Guilford Lake is a 70 acre natural kettle lake located in the Town of Guilford, Chenango County. The lake is nearly circular in shape with a mean depth of 34 feet and a maximum depth of 70 feet. The eastern half of lake shore is undeveloped pasture and forest while a mix of permanent and summer homes line the western shoreline.
Elevation: 1600 feet
Area: 70 acres
Shoreline Length: 1.5 miles
Length: 0.5 miles
Maximum Depth: 70 feet
Mean Depth: 34 feet
County and Town: Chenango County, Town of Guilford
Aquatic Plant Life:
There are some scattered, dense beds of rooted aquatic plants around the margins of the entire lake with the greatest concentrations occurring along the northern and western shore.
In Guilford, near the lake outlet along County Route 35. Hand launch.
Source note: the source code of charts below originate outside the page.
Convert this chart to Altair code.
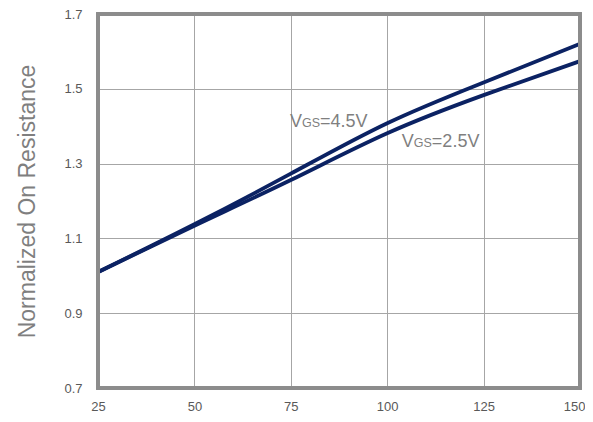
import altair as alt
import pandas as pd

temps = [25, 50, 75, 100, 125, 150]
vgs45 = [1.010, 1.138, 1.273, 1.408, 1.517, 1.620]
vgs25 = [1.010, 1.134, 1.256, 1.381, 1.483, 1.574]
x_ticks = [25, 50, 75, 100, 125, 150]
y_ticks = [0.7, 0.9, 1.1, 1.3, 1.5, 1.7]

rows = []
for t, v in zip(temps, vgs45):
    rows.append({"T": t, "R": v, "s": "4.5"})
for t, v in zip(temps, vgs25):
    rows.append({"T": t, "R": v, "s": "2.5"})
df = pd.DataFrame(rows)

FONT = "Liberation Sans"
GRAY = "#7f7f7f"

x = alt.X("T:Q", scale=alt.Scale(domain=[25, 150], nice=False),
          axis=alt.Axis(values=x_ticks, title=None, grid=True, ticks=False,
                        domain=False, labelPadding=12, labelFontSize=13,
                        labelColor="#595959", labelFont=FONT, labelFlush=False,
                        labelOverlap=False,
                        labelAlign={"condition": {"test": "datum.value == 150", "value": "right"},
                                    "value": "center"},
                        labelOffset={"condition": {"test": "datum.value == 150", "value": 5},
                                     "value": 0},
                        gridColor="#a6a6a6", gridWidth=1))
y = alt.Y("R:Q", scale=alt.Scale(domain=[0.7, 1.7], nice=False),
          axis=alt.Axis(values=y_ticks, title="Normalized On Resistance",
                        format=".1f", grid=True, ticks=False, domain=False,
                        labelPadding=16, labelFontSize=13, labelColor="#595959",
                        labelFont=FONT, titleFont=FONT, titleFontSize=23,
                        titleFontWeight="normal", titleColor=GRAY,
                        titlePadding=24, gridColor="#a6a6a6", gridWidth=1))

lines = alt.Chart(df).mark_line(interpolate="natural", strokeWidth=3.8,
                                color="#0b2263").encode(x=x, y=y, detail="s:N")

frame = alt.Chart(df).mark_rect(fill=None, stroke="#8c8c8c", strokeWidth=3).encode(
    x=alt.value(0), x2=alt.value(482), y=alt.value(0), y2=alt.value(374))

ann = pd.DataFrame([
    {"T": 74.8, "R": 1.398, "big1": "V", "small": "GS", "big2": "=4.5V"},
    {"T": 103.8, "R": 1.344, "big1": "V", "small": "GS", "big2": "=2.5V"},
])
base = alt.Chart(ann).encode(x="T:Q", y="R:Q")
t1 = base.mark_text(align="left", baseline="alphabetic", fontSize=18,
                    font=FONT, color=GRAY).encode(text="big1:N")
t2 = base.mark_text(align="left", baseline="alphabetic", fontSize=12.5,
                    font=FONT, color=GRAY, dx=12).encode(text="small:N")
t3 = base.mark_text(align="left", baseline="alphabetic", fontSize=18,
                    font=FONT, color=GRAY, dx=30).encode(text="big2:N")

chart = (lines + frame + t1 + t2 + t3).properties(
    width=482, height=374,
    autosize=alt.AutoSizeParams(type="none"),
    padding={"left": 90, "top": 6, "right": 5, "bottom": 30},
).configure_view(stroke=None).configure(background="white")

chart.save("out.html", embed_options={"renderer": "svg", "actions": False})
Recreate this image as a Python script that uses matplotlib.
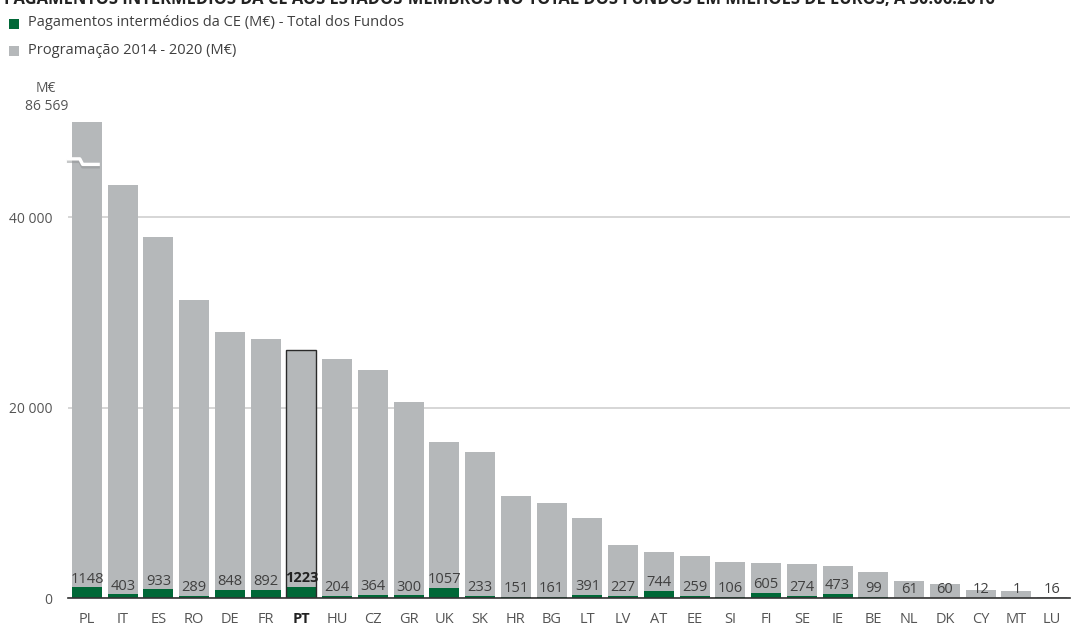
import matplotlib
matplotlib.use("Agg")
import matplotlib.pyplot as plt
from matplotlib.patches import Rectangle

plt.rcParams['font.family'] = ['Open Sans', 'DejaVu Sans']

countries = ["PL", "IT", "ES", "RO", "DE", "FR", "PT", "HU", "CZ", "GR", "UK", "SK", "HR", "BG",
             "LT", "LV", "AT", "EE", "SI", "FI", "SE", "IE", "BE", "NL", "DK", "CY", "MT", "LU"]
# Programação 2014 - 2020 (M€)
programacao = [86569, 43340, 37940, 31270, 27970, 27210, 26020, 25080, 23990, 20600, 16400, 15380,
               10770, 9970, 8390, 5620, 4890, 4440, 3840, 3740, 3630, 3360, 2730, 1850, 1500,
               840, 770, 170]
# Pagamentos intermédios da CE (M€) - Total dos Fundos
pagamentos = [1148, 403, 933, 289, 848, 892, 1223, 204, 364, 300, 1057, 233, 151, 161, 391, 227,
              744, 259, 106, 605, 274, 473, 99, 61, 60, 12, 1, 16]
y_ticks = [0, 20000, 40000]
y_tick_labels = ["0", "20 000", "40 000"]
pl_label = "86 569"
highlight = "PT"

GRAY = "#b5b8ba"
GREEN = "#006837"
TXT = "#404040"

W, H = 1072, 628
fig = plt.figure(figsize=(W / 100, H / 100), dpi=100)
ax = fig.add_axes([68 / W, 1 - 598.3 / H, (1070 - 68) / W, (598.3 - 122) / H])

n = len(countries)
x = list(range(n))
BW = 0.84
ax.bar(x, programacao, width=BW, color=GRAY, zorder=2)
ax.bar(x, pagamentos, width=BW, color=GREEN, zorder=3)
hi = countries.index(highlight)
ax.bar([hi], [programacao[hi]], width=BW, facecolor="none", edgecolor="#2a2a2a",
       linewidth=1.0, zorder=4)

for i, (c, p) in enumerate(zip(countries, pagamentos)):
    ax.annotate(f"{p}", (i, p), xytext=(0, 3.5), textcoords="offset points",
                ha="center", va="baseline", fontsize=10.5, color=TXT if c != highlight else "#222222",
                fontweight="bold" if c == highlight else "normal", zorder=5)

ax.set_xlim(-0.53, n - 1 + 0.5)
ax.set_ylim(0, 50000)
ax.set_yticks(y_ticks)
ax.set_yticklabels(y_tick_labels)
ax.set_xticks(x)
ax.set_xticklabels(countries)
for lbl, c in zip(ax.get_xticklabels(), countries):
    if c == highlight:
        lbl.set_fontweight("bold")
        lbl.set_color("#222222")
    else:
        lbl.set_color("#555555")
ax.tick_params(axis="x", length=0, pad=10, labelsize=10.5)
ax.tick_params(axis="y", length=0, pad=11, labelsize=10, labelcolor="#555555")
ax.yaxis.grid(True, color="#d0d0d0", linewidth=1.2, zorder=0)
ax.set_axisbelow(True)
for s in ["top", "right", "left"]:
    ax.spines[s].set_visible(False)
ax.spines["bottom"].set_color("#333333")
ax.spines["bottom"].set_linewidth(1.2)
ax.spines["bottom"].set_zorder(6)

# axis break marker on the PL bar
bx = [-0.56, -0.2, -0.12, 0.36]
by = [46130, 46130, 45550, 45550]
ax.plot(bx, [v - 260 for v in by], color="#8f9294", lw=2.4, alpha=0.5, zorder=6,
        clip_on=False, solid_capstyle="butt")
ax.plot(bx, by, color="white", lw=2.4, zorder=7, clip_on=False, solid_capstyle="butt")

# labels above axis
fig.text(36 / W, 1 - 88 / H, "M€", fontsize=10, color="#555555", ha="left", va="center")
fig.text(25 / W, 1 - 106 / H, pl_label, fontsize=10, color="#555555", ha="left", va="center")

# legend
fig.patches.append(Rectangle((9 / W, 1 - 28.5 / H), 10 / W, 10 / H, transform=fig.transFigure,
                             facecolor=GREEN, edgecolor="none"))
fig.patches.append(Rectangle((9 / W, 1 - 55.5 / H), 10 / W, 10 / H, transform=fig.transFigure,
                             facecolor=GRAY, edgecolor="none"))
fig.text(28 / W, 1 - 23 / H, "Pagamentos intermédios da CE (M€) - Total dos Fundos",
         fontsize=10.5, color=TXT, ha="left", va="center")
fig.text(28 / W, 1 - 50 / H, "Programação 2014 - 2020 (M€)",
         fontsize=10.5, color=TXT, ha="left", va="center")

# cropped title (cut off at the top edge, as in the reference)
fig.text(4 / W, 1 - 4 / H,
         "PAGAMENTOS INTERMÉDIOS DA CE AOS ESTADOS-MEMBROS NO TOTAL DOS FUNDOS EM MILHÕES DE EUROS, A 30.06.2016",
         fontsize=11.9, fontweight="bold", color="#222222", ha="left", va="baseline")

fig.savefig("out.png", dpi=100)
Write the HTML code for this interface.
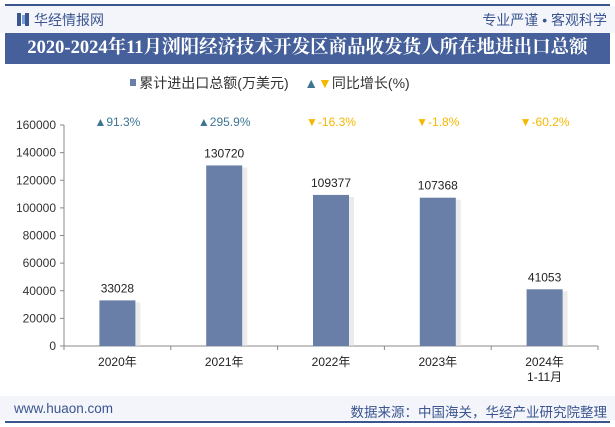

Parking for 15 cars.
For more information on this launch including Google Maps driving directions, visit the Boat Launch Sites for Chenango County page.
Brown trout, rainbow trout, largemouth bass, smallmouth bass, chain pickerel, black crappie, pumpkinseed sunfish, bluegill, rock bass, yellow perch, brown bullhead, white sucker, and golden shiner.
Stocked trout are able to survive throughout the year in Guilford Lake, so there is potential to catch larger hold-over fish. Largemouth bass are abundant, have good growth rates, with fish over 20 inches caught each year.
Guilford Lake is stocked annually with approximately 200 two-year old brown trout and 1,600 yearling rainbow trout.
A fisheries survey of Guilford Lake in Chenango County was conducted in May 2016. There had not been a fisheries survey completed since 1995, so recent information was needed on this moderately popular fishing destination worthy of periodic surveys. The survey showed that pumpkinseed were the most prevalent species in the pond, followed by yellow perch and largemouth bass. The growth rates for largemouth bass were consistently higher than the reported statewide average and at times exceed the fast growth values. Largemouth bass over 10 inches were caught at an impressive 42.4 fish per hour. Pumpkinseeds were caught at 215 per hour and were very near the statewide growth average at each age. Yellow perch are doing well in the lake in terms of numbers, but appear to be lagging behind the statewide growth averages at nearly every age. The current statewide angling regulations appear to be appropriate to maintain the fishery.